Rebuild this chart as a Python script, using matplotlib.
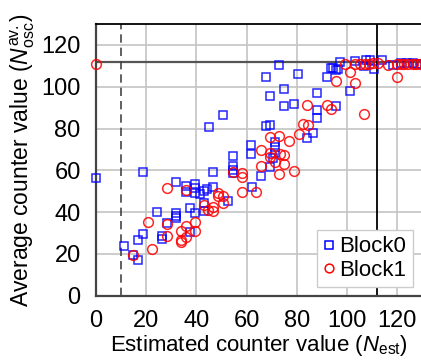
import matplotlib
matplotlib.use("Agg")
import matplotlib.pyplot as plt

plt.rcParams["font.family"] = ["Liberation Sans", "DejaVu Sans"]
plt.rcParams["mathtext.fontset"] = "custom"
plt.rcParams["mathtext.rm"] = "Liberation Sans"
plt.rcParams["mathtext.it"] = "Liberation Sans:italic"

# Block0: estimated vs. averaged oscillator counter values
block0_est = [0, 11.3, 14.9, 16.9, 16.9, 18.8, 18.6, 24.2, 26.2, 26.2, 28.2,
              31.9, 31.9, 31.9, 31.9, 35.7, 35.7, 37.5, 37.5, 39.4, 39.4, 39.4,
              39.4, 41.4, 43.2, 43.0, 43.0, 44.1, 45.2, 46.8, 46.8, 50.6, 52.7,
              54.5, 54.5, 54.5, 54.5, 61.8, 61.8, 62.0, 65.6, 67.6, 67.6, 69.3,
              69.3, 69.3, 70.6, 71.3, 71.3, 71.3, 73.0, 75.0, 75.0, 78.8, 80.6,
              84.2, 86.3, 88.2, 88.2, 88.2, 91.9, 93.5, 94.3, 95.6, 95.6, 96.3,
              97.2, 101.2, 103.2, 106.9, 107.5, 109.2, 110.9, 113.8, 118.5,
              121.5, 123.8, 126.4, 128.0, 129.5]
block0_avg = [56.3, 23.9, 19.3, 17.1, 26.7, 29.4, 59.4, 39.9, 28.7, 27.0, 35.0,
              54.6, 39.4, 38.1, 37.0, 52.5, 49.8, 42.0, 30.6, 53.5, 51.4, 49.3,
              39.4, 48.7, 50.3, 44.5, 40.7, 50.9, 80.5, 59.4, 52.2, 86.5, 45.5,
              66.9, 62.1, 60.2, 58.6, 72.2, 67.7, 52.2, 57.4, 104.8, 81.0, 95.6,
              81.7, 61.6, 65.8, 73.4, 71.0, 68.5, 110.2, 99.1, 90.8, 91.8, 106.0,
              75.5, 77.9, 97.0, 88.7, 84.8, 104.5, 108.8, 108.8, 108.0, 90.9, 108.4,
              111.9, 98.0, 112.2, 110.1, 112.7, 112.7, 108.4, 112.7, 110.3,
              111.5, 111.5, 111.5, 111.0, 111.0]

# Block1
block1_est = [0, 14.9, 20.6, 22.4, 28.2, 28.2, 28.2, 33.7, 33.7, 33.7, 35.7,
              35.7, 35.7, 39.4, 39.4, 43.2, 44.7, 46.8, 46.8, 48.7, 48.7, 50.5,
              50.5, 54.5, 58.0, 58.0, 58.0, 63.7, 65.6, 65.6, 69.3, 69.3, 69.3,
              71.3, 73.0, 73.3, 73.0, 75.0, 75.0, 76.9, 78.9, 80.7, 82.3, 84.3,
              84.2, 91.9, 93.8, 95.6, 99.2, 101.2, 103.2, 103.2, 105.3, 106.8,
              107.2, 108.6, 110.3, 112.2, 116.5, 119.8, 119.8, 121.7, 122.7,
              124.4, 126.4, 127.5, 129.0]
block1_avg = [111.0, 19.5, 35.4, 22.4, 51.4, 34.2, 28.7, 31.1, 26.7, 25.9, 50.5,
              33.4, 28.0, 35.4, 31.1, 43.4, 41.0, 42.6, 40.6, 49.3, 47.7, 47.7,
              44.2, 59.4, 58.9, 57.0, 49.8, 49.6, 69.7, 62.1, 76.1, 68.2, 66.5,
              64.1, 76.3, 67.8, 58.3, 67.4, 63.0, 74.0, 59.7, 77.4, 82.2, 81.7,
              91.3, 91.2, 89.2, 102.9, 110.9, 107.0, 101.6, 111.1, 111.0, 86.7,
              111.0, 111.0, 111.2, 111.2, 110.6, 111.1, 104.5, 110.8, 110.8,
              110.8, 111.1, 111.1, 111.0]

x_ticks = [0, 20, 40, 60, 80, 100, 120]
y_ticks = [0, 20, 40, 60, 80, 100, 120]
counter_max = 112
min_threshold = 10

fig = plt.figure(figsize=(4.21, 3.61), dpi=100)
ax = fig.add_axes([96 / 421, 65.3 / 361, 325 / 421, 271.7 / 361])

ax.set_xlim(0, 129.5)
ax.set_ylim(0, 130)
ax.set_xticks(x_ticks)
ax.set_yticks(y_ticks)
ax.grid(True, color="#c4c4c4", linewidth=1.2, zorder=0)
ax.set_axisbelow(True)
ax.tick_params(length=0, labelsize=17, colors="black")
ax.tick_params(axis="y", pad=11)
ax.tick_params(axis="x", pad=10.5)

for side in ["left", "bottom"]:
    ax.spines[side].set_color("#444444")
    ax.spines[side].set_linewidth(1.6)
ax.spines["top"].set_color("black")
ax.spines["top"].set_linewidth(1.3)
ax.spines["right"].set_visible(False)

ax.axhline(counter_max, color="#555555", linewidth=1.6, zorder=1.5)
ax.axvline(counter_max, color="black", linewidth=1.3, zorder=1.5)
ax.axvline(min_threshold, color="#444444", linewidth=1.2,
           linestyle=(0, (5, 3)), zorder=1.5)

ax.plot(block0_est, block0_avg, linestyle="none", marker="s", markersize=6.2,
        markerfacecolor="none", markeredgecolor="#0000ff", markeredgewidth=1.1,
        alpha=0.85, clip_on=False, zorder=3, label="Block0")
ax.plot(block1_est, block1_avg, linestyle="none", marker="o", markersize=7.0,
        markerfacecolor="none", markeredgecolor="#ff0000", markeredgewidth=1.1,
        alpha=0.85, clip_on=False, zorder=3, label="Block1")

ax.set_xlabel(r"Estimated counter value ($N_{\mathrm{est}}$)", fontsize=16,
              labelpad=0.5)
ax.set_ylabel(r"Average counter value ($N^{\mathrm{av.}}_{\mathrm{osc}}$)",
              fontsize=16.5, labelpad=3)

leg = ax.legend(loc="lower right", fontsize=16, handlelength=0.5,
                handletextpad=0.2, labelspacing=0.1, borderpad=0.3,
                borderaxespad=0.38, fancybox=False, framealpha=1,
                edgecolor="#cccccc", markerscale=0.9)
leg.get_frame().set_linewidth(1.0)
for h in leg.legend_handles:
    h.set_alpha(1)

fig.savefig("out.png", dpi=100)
§ §
- What is required -
Begin at the top of the material above and output each line exactly, stopping after the line that holds "import matplotlib.pyplot as plt". Leave out pictures.

- Task response -
Rebuild this chart as a Python script, using matplotlib.
import matplotlib
matplotlib.use("Agg")
import matplotlib.pyplot as plt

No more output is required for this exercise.